Where does that leave a class discussion, you might ask? It’s a hybrid pedagogy, meaning it functions both in the asynchronous/synchronous online world and in the classroom. Some tools provide asynchronous written, audio, and video contributions. Then there are the popular Zoom-type synchronous online conversations as well. Enter face-to-face classroom discussions, either teacher-directed or of the Harkness type. Our tribal nature would suggest that the classroom option is the preferable setting. Unfortunately, we don’t know enough about the online options yet. Some research is being developed, and most studies are inconclusive. From social media research, we know something about the creation of micro-communities online, but we also know that some of those communities are transformed into support groups that can be quite divisive. In short, the jury is still out regarding online discussion.
In 2013, I heard the director of Princeton University’s budding online MOOC program announce that a new student population would not have to come to campus in five years, but would still receive a “Princeton education.” Some in the audience feared that brick and mortar schools would no longer be necessary.

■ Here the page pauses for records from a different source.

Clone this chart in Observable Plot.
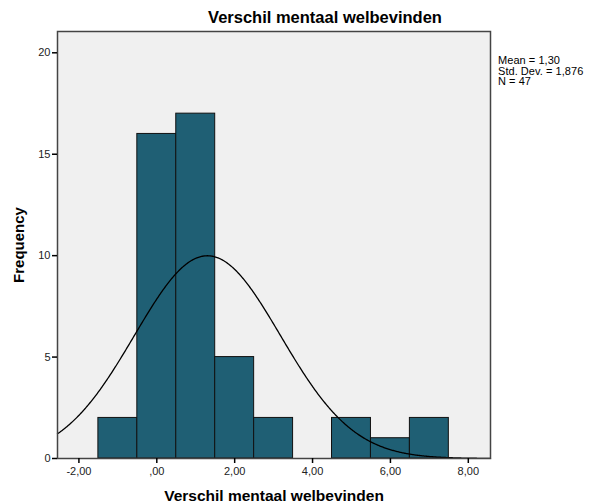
<!DOCTYPE html>
<html>
<head>
<meta charset="utf-8">
<script src="https://cdn.jsdelivr.net/npm/d3@7"></script>
<script src="https://cdn.jsdelivr.net/npm/@observablehq/plot@0.6"></script>
<style>
  html, body { margin: 0; padding: 0; background: #fff; }
  #wrap { position: relative; width: 598px; height: 504px; font-family: "Liberation Sans", Arial, sans-serif; }
  #title { position: absolute; top: 8px; left: 0; width: 650px; text-align: center; font-weight: bold; font-size: 16.5px; color: #000; }
  #stats { position: absolute; left: 498px; top: 55px; font-size: 11px; line-height: 10.5px; color: #000; letter-spacing: 0.05px; }
  #stats div { height: 10.5px; overflow: visible; white-space: nowrap; }
  svg text { font-family: "Liberation Sans", Arial, sans-serif; }
</style>
</head>
<body>
<div id="wrap">
  <div id="title">Verschil mentaal welbevinden</div>
  <div id="stats"><div>Mean = 1,30</div><div>Std. Dev. = 1,876</div><div>N = 47</div></div>
</div>
<script>
// Histogram bins (lower edge, upper edge) and frequencies
const binLower = [-1.5, -0.5, 0.5, 1.5, 2.5, 3.5, 4.5, 5.5, 6.5];
const binUpper = [-0.5, 0.5, 1.5, 2.5, 3.5, 4.5, 5.5, 6.5, 7.5];
const frequency = [2, 16, 17, 5, 2, 0, 2, 1, 2];
const xTicks = [-2, 0, 2, 4, 6, 8];
const yTicks = [0, 5, 10, 15, 20];
const mean = 1.30, sd = 1.876, n = 47, binWidth = 1;
const xDomain = [-2.55, 8.57];
const yDomain = [0, 21.05];

const bars = binLower.map((x1, i) => ({x1, x2: binUpper[i], y: frequency[i]})).filter(d => d.y > 0);

// fitted normal curve defined by the stated mean, SD and N
const curve = d3.range(xDomain[0], xDomain[1] + 1e-9, 0.02).map(x => ({
  x,
  y: n * binWidth / (sd * Math.sqrt(2 * Math.PI)) * Math.exp(-0.5 * ((x - mean) / sd) ** 2)
}));

const fmtX = d => d === 0 ? ",00" : d.toFixed(2).replace(".", ",");

const chart = Plot.plot({
  width: 598,
  height: 504,
  marginLeft: 57,
  marginRight: 108,
  marginTop: 31,
  marginBottom: 46,
  style: {background: "transparent", fontSize: "11px", color: "#000", overflow: "visible"},
  x: {domain: xDomain, ticks: xTicks, tickFormat: fmtX, label: null},
  y: {domain: yDomain, ticks: yTicks, label: null},
  marks: [
    Plot.frame({fill: "#f0f0f0", stroke: null}),
    Plot.rectY(bars, {x1: "x1", x2: "x2", y: "y", fill: "#1f5f74", stroke: "#111", strokeWidth: 1, inset: 0}),
    Plot.line(curve, {x: "x", y: "y", stroke: "#000", strokeWidth: 1.3, curve: "linear"}),
    Plot.frame({stroke: "#444", strokeWidth: 1.5}),
    Plot.axisX({ticks: xTicks, tickFormat: fmtX, tickSize: 5, tickPadding: 4, stroke: "#000", strokeWidth: 1.5, fill: "#222", label: null}),
    Plot.axisY({ticks: yTicks, tickSize: 5, tickPadding: 2, stroke: "#000", strokeWidth: 1.5, fill: "#222", label: null}),
    Plot.text(["Verschil mentaal welbevinden"], {frameAnchor: "bottom", dy: 42, fontWeight: "bold", fontSize: 15.5, fill: "#000"}),
    Plot.text(["Frequency"], {frameAnchor: "left", textAnchor: "middle", dx: -38, rotate: -90, fontWeight: "bold", fontSize: 15, fill: "#000"})
  ]
});
document.getElementById("wrap").prepend(chart);
chart.style.position = "absolute";
chart.style.left = "0";
chart.style.top = "0";
</script>
</body>
</html>
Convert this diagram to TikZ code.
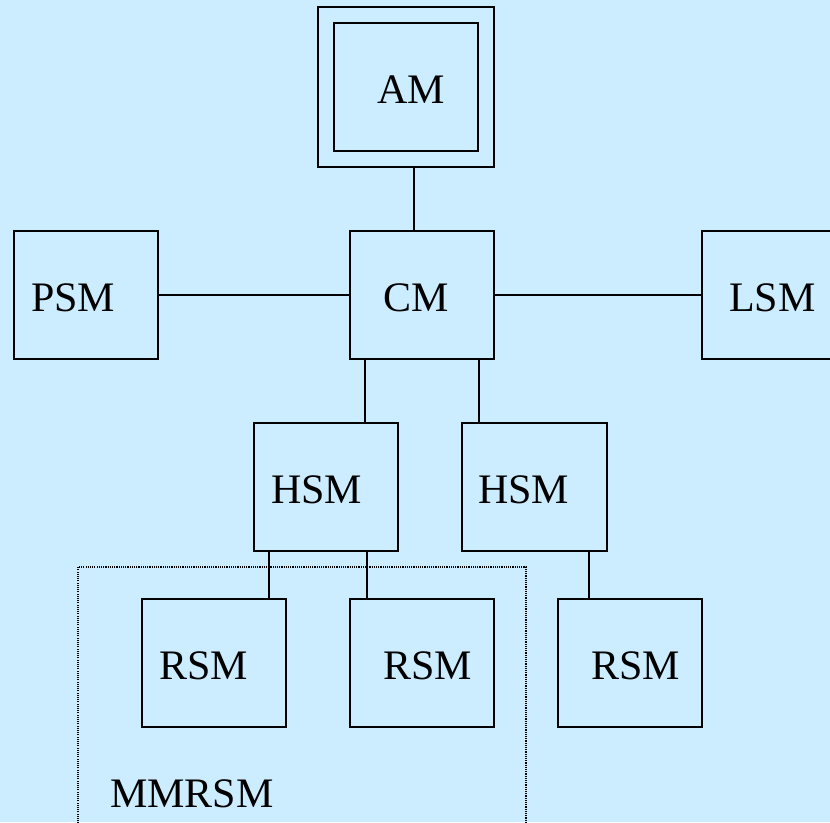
\documentclass[tikz,border=0pt]{standalone}
\usepackage{fontspec}
\setmainfont{Liberation Serif}
\definecolor{bgblue}{RGB}{204,236,255}
\tikzset{
  box/.style={draw=black, line width=1.6pt, rectangle, inner sep=0pt},
  lbl/.style={inner sep=0pt, anchor=base west, font=\fontsize{42}{48}\selectfont},
  wire/.style={draw=black, line width=1.6pt},
  grp/.style={draw=black, line width=1.2pt, dash pattern=on 1.1pt off 1.1pt}
}
\begin{document}
\begin{tikzpicture}[x=1pt, y=-1pt]
\fill[bgblue] (0,0) rectangle (830,822);
\useasboundingbox (0,0) rectangle (830,822);
% boxes (image coordinates)
\node[box, minimum width=176pt, minimum height=160pt] (AMo) at (406,87) {};
\node[box, minimum width=144pt, minimum height=128pt] (AM) at (406,87) {};
\node[box, minimum width=144pt, minimum height=128pt] (CM) at (422,295) {};
\node[box, minimum width=144pt, minimum height=128pt] (PSM) at (86,295) {};
\node[box, minimum width=144pt, minimum height=128pt] (LSM) at (774,295) {};
\node[box, minimum width=144pt, minimum height=128pt] (HSMa) at (326,487) {};
\node[box, minimum width=145pt, minimum height=128pt] (HSMb) at (534.5,487) {};
\node[box, minimum width=144pt, minimum height=128pt] (RSMa) at (214,663) {};
\node[box, minimum width=144pt, minimum height=128pt] (RSMb) at (422,663) {};
\node[box, minimum width=144pt, minimum height=128pt] (RSMc) at (630,663) {};
% group
\coordinate (gbl) at (78,830);
\coordinate (gbr) at (526,830);
\draw[grp] (gbl) |- (526,567) coordinate (gtr) -- (gbr);
% labels
\node[lbl] (AMt) at (377,103) {AM};
\node[lbl] (CMt) at (383,311) {CM};
\node[lbl] (PSMt) at (31,311) {PSM};
\node[lbl] (LSMt) at (729,311) {LSM};
\node[lbl] (HSMat) at (271,503) {HSM};
\node[lbl] (HSMbt) at (478,503) {HSM};
\node[lbl] (RSMat) at (159,679) {RSM};
\node[lbl] (RSMbt) at (383,679) {RSM};
\node[lbl] (RSMct) at (591,679) {RSM};
\node[lbl] (MMt) at (110,807) {MMRSM};
% connectors
\draw[wire] ([xshift=8pt]AMo.south) -- ([xshift=-8pt]CM.north);
\draw[wire] (PSM.east) -- (CM.west);
\draw[wire] (CM.east) -- (LSM.west);
\draw[wire] ([xshift=16pt]CM.south west) -- ([xshift=16pt]CM.south west |- HSMa.north);
\draw[wire] ([xshift=-16pt]CM.south east) -- ([xshift=-16pt]CM.south east |- HSMb.north);
\draw[wire] ([xshift=16pt]HSMa.south west) -- ([xshift=16pt]HSMa.south west |- RSMa.north);
\draw[wire] ([xshift=-32pt]HSMa.south east) -- ([xshift=-32pt]HSMa.south east |- RSMb.north);
\draw[wire] ([xshift=32pt]RSMc.north west |- HSMb.south) -- ([xshift=32pt]RSMc.north west);
\end{tikzpicture}
\end{document}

Within two years, that prediction had self-destructed, and the university was forced to admit that presence on the Princeton campus, being part of the Princeton network or tribe, was why many students and families applied to the school. If one recasts the same narrative to our K-12 schools, it is becoming clear that online and face-to-face learning, both designed well, can work together to create the best possible learning experience for our students.